If the NVMe controller's autonomous power management feature cannot be used, the controller will only be allowed to enter power-saving states when specifically requested by the kernel. This means the power savings most likely won't be as great as with APST in use.
- And especially, what is required to be fixed, the kernel, the storage-media firmware, the system firmware (i.e. UEFI/BIOS), or some other component, for users to experience a proper a resolution?
The optimal fix would be for Kingston to provide a NVMe disk firmware update that either makes the APST power management work correctly, or at minimum, makes the drive not promise something it cannot deliver, i.e. not announce APST modes with overly-optimistic transition times, and/or not announce at all any APST modes that will cause the controller to fail if used.
If it turns out the problem can be avoided by e.g. programming APST to avoid the deepest power-saving state completely, it might be possible to create a more specific kernel-level workaround. Many device drivers in the Linux kernel have "quirk tables" specifying workarounds for specific hardware models.

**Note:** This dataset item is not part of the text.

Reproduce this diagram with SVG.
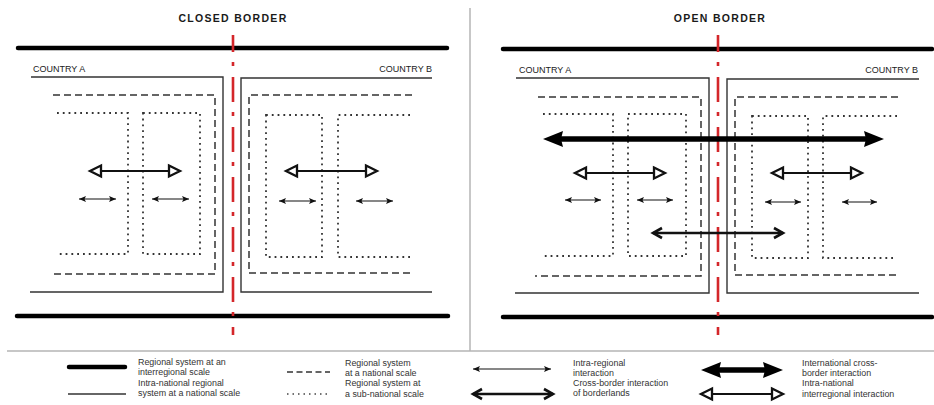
<svg xmlns="http://www.w3.org/2000/svg" width="934" height="405" viewBox="0 0 934 405">
<style>
  text { font-family: "Liberation Sans", Arial, sans-serif; fill: #222; }
  .title { font-size: 10.5px; font-weight: bold; letter-spacing: 1.3px; text-anchor: middle; fill: #1a1a1a; }
  .country { font-size: 9px; fill: #222; }
  .leg { font-size: 8.9px; fill: #333; }
  .thick { stroke: #000; stroke-width: 4.5; fill: none; stroke-linecap: round; }
  .solid { stroke: #333; stroke-width: 1.4; fill: none; }
  .dash { stroke: #333; stroke-width: 1.5; fill: none; stroke-dasharray: 7 4; }
  .dot { stroke: #333; stroke-width: 1.8; fill: none; stroke-dasharray: 1.8 4; }
  .red { stroke: #d4262a; stroke-width: 2.6; fill: none; stroke-dasharray: 25 10 4 11; stroke-dashoffset: 8; }
  .a-sm { stroke: #111; stroke-width: 1.2; fill: none; marker-start: url(#m-sm); marker-end: url(#m-sm); }
  .a-op { stroke: #111; stroke-width: 2.2; fill: none; marker-start: url(#m-op); marker-end: url(#m-op); }
  .a-big { stroke: #000; stroke-width: 5.5; fill: none; marker-start: url(#m-big); marker-end: url(#m-big); }
  .a-ch { stroke: #111; stroke-width: 2.6; fill: none; marker-start: url(#m-ch); marker-end: url(#m-ch); }
  .sep { stroke: #b5b5b5; stroke-width: 1.5; fill: none; }
</style>
<defs>
  <marker id="m-sm" markerUnits="userSpaceOnUse" markerWidth="8" markerHeight="6" refX="7" refY="3" orient="auto-start-reverse" overflow="visible">
    <path d="M0,0 L7,3 L0,6 L1.5,3 Z" fill="#111"/>
  </marker>
  <marker id="m-op" markerUnits="userSpaceOnUse" markerWidth="12" markerHeight="12" refX="11" refY="5.5" orient="auto-start-reverse" overflow="visible">
    <path d="M0,0 L11,5.5 L0,11 Z" fill="#fff" stroke="#111" stroke-width="2.3" stroke-linejoin="miter"/>
  </marker>
  <marker id="m-big" markerUnits="userSpaceOnUse" markerWidth="20" markerHeight="16" refX="6" refY="8" orient="auto-start-reverse" overflow="visible">
    <path d="M0,0 L20,8 L0,16 L2,8 Z" fill="#000"/>
  </marker>
  <marker id="m-ch" markerUnits="userSpaceOnUse" markerWidth="10" markerHeight="10" refX="9" refY="5" orient="auto-start-reverse" overflow="visible">
    <path d="M0,0 L9,5 L0,10" fill="none" stroke="#111" stroke-width="2.6" stroke-linejoin="miter"/>
  </marker>
</defs>
<rect width="934" height="405" fill="#fff"/>

<!-- separators -->
<g id="separators">
  <line class="sep" x1="470" y1="8" x2="470" y2="351"/>
  <line class="sep" x1="7" y1="351" x2="934" y2="351"/>
</g>

<!-- CLOSED BORDER panel -->
<g id="closed-border">
  <text class="title" x="233" y="22">CLOSED BORDER</text>
  <line class="thick" x1="18" y1="48" x2="447" y2="48"/>
  <line class="thick" x1="17" y1="316" x2="448" y2="316"/>
  <text class="country" x="33" y="72">COUNTRY A</text>
  <text class="country" x="432" y="72" text-anchor="end">COUNTRY B</text>
  <g id="closed-country-a">
    <path class="solid" d="M31,77 H223 V292 H30"/>
    <path class="dash" d="M53,95 H215 V274 H50"/>
    <path class="dot" d="M57,113 H128 V254 H56"/>
    <path class="dot" d="M143,113 H200 V254 H143 Z"/>
  </g>
  <g id="closed-country-b">
    <path class="solid" d="M432,78 H241 V292 H432"/>
    <path class="dash" d="M412,95 H249 V273 H412"/>
    <path class="dot" d="M266,115 H322 V257 H266 Z"/>
    <path class="dot" d="M410,115 H338 V257 H410"/>
  </g>
  <line class="red" x1="233" y1="35" x2="233" y2="335"/>
  <g id="closed-connectors">
    <line class="a-op" x1="90" y1="171" x2="180" y2="171"/>
    <line class="a-op" x1="286" y1="171" x2="377" y2="171"/>
    <line class="a-sm" x1="79" y1="199" x2="116" y2="199"/>
    <line class="a-sm" x1="152" y1="199" x2="189" y2="199"/>
    <line class="a-sm" x1="279" y1="201" x2="316" y2="201"/>
    <line class="a-sm" x1="356" y1="201" x2="393" y2="201"/>
  </g>
</g>

<!-- OPEN BORDER panel -->
<g id="open-border">
  <text class="title" x="720" y="22">OPEN BORDER</text>
  <line class="thick" x1="503" y1="49" x2="932" y2="49"/>
  <line class="thick" x1="503" y1="317" x2="932" y2="317"/>
  <text class="country" x="519" y="73">COUNTRY A</text>
  <text class="country" x="918" y="73" text-anchor="end">COUNTRY B</text>
  <g id="open-country-a">
    <path class="solid" d="M516,78 H709 V293 H515"/>
    <path class="dash" d="M538,97 H701 V276 H535"/>
    <path class="dot" d="M543,114 H613 V256 H541"/>
    <path class="dot" d="M628,114 H686 V256 H628 Z"/>
  </g>
  <g id="open-country-b">
    <path class="solid" d="M919,79 H727 V293 H919"/>
    <path class="dash" d="M898,97 H735 V275 H898"/>
    <path class="dot" d="M752,116 H808 V258 H752 Z"/>
    <path class="dot" d="M897,116 H823 V258 H897"/>
  </g>
  <line class="red" x1="718" y1="35" x2="718" y2="335"/>
  <g id="open-connectors">
    <line class="a-big" x1="557" y1="139" x2="870" y2="139"/>
    <line class="a-op" x1="575" y1="173" x2="665" y2="173"/>
    <line class="a-op" x1="772" y1="173" x2="862" y2="173"/>
    <line class="a-sm" x1="565" y1="200" x2="601" y2="200"/>
    <line class="a-sm" x1="637" y1="200" x2="673" y2="200"/>
    <line class="a-sm" x1="765" y1="202" x2="801" y2="202"/>
    <line class="a-sm" x1="842" y1="202" x2="877" y2="202"/>
    <line class="a-ch" x1="653" y1="233" x2="783" y2="233"/>
  </g>
</g>

<!-- LEGEND -->
<g id="legend">
  <g id="leg-interregional">
    <line stroke="#000" stroke-width="4.5" stroke-linecap="round" x1="69" y1="367" x2="125" y2="367"/>
    <text class="leg" x="138" y="365">Regional system at an</text>
    <text class="leg" x="138" y="375">interregional scale</text>
  </g>
  <g id="leg-intranational">
    <line class="solid" x1="68" y1="394" x2="126" y2="394"/>
    <text class="leg" x="138" y="386">Intra-national regional</text>
    <text class="leg" x="138" y="396">system at a national scale</text>
  </g>
  <g id="leg-national">
    <line stroke="#333" stroke-width="1.5" stroke-dasharray="6 3.5" x1="287" y1="372" x2="330" y2="372"/>
    <text class="leg" x="345" y="366">Regional system</text>
    <text class="leg" x="345" y="376">at a national scale</text>
  </g>
  <g id="leg-subnational">
    <line stroke="#444" stroke-width="1.5" stroke-dasharray="1.5 4" x1="287" y1="394" x2="330" y2="394"/>
    <text class="leg" x="345" y="386">Regional system at</text>
    <text class="leg" x="345" y="397">a sub-national scale</text>
  </g>
  <g id="leg-intraregional">
    <line class="a-sm" x1="473" y1="369" x2="551" y2="369"/>
    <text class="leg" x="573" y="366">Intra-regional</text>
    <text class="leg" x="573" y="376">interaction</text>
  </g>
  <g id="leg-crossborder">
    <line class="a-ch" x1="473" y1="394" x2="553" y2="394"/>
    <text class="leg" x="573" y="386">Cross-border interaction</text>
    <text class="leg" x="573" y="396">of borderlands</text>
  </g>
  <g id="leg-international">
    <line class="a-big" x1="715" y1="370" x2="769" y2="370"/>
    <text class="leg" x="802" y="366">International cross-</text>
    <text class="leg" x="802" y="376">border interaction</text>
  </g>
  <g id="leg-intranational-inter">
    <line class="a-op" x1="701" y1="394" x2="783" y2="394"/>
    <text class="leg" x="802" y="386">Intra-national</text>
    <text class="leg" x="802" y="397">interregional interaction</text>
  </g>
</g>
</svg>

In the case of NVMe, you can find one in drivers/nvme/host/pci.c
within Linux kernel source:
static const struct pci_device_id nvme_id_table[] = {
{ PCI_VDEVICE(INTEL, 0x0953), /* Intel 750/P3500/P3600/P3700 */
.driver_data = NVME_QUIRK_STRIPE_SIZE |
NVME_QUIRK_DEALLOCATE_ZEROES, },
{ PCI_VDEVICE(INTEL, 0x0a53), /* Intel P3520 */
.driver_data = NVME_QUIRK_STRIPE_SIZE |
NVME_QUIRK_DEALLOCATE_ZEROES, },
{ PCI_VDEVICE(INTEL, 0x0a54), /* Intel P4500/P4600 */
.driver_data = NVME_QUIRK_STRIPE_SIZE |
NVME_QUIRK_DEALLOCATE_ZEROES, },
{ PCI_VDEVICE(INTEL, 0x0a55), /* Dell Express Flash P4600 */
.driver_data = NVME_QUIRK_STRIPE_SIZE |
NVME_QUIRK_DEALLOCATE_ZEROES, },
{ PCI_VDEVICE(INTEL, 0xf1a5), /* Intel 600P/P3100 */
.driver_data = NVME_QUIRK_NO_DEEPEST_PS |
NVME_QUIRK_MEDIUM_PRIO_SQ |
NVME_QUIRK_NO_TEMP_THRESH_CHANGE |
NVME_QUIRK_DISABLE_WRITE_ZEROES, },
[...]
Here the various NVME_QUIRK_
settings trigger various pieces of workaround code within the driver.

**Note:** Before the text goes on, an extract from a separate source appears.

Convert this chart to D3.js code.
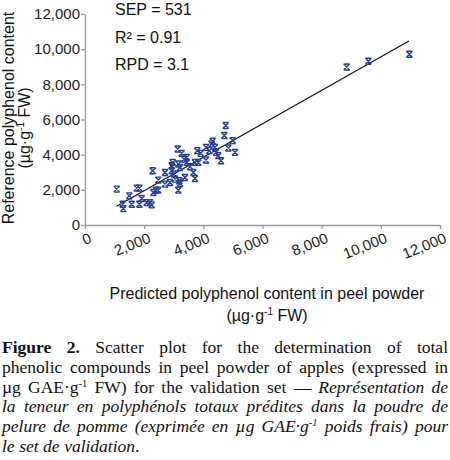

Note that there already exists a quirk setting named NVME_QUIRK_NO_DEEPEST_PS
which prevents state transitions to the deepest power management state. If the APST problem of your Kingston NVMe turns out to have the same workaround as already implemented for Intel 600P/P3100 and ADATA SX8200PNP, then all it would take is writing a new quirk table entry like this (replacing the things within <angle brackets>
with appropriate values, you can get them with lspci -nn
):
{ PCI_DEVICE(<PCI vendor ID>, <PCI product ID of the SSD>), /* <specify make/model of SSD here> */
.driver_data = NVME_QUIRK_NO_DEEPEST_PS, },
and recompiling the kernel with this modification.
Obviously, someone who actually has this exact SSD model is needed to test this. If you happen to be familiar with C programming basics and how to compile custom kernels, this could be your chance to get your name to the long list of Linux kernel contributors! If you are interested, you should probably read kernelnewbies.org for more details.
The kernel programming is not always deeply intricate: there are lot of simple parts that just need a person with the right kind of hardware and some basic programming knowledge. I've submitted a few minor patches just like this.
If setting the NVME_QUIRK_NO_DEEPEST_PS
turns out not to fix the problem, then implementing a new quirk might be needed. That could be more complicated, and might require some experimentation or ideally information from Kingston to find out what exactly needs to be done to avoid this problem, and perhaps discussion with the Linux NVMe driver maintainer on the best way to implement it.
Best Answer
I just recently added SX8200 to my existing system (which is installed on a SATA SSD) and the new drive wasn't recognized correctly. I have a very similar setup on a X399 Taichi and saw the same errors in dmesg. I'm on Ubuntu 18.04.1 with kernel 4.15.0-36-generic.
I don't know if there's a proper fix out there, but I was able to get past some of the errors with the same workaround that was used for some Samsung drives. You can try adding the following parameter to the kernel boot command line:
nvme_core.default_ps_max_latency_us=0
As I understand it, this will disable APST, which is a power saving feature. I didn't experiment with a larger value, maybe you can avoid the error and still get some efficiency in, but I haven't played with it yet.
After this workaround I still get the other errors, but the APST one is gone and the drive seems to work. I was able to mount it and read files (I formatted it to NTFS in Windows before).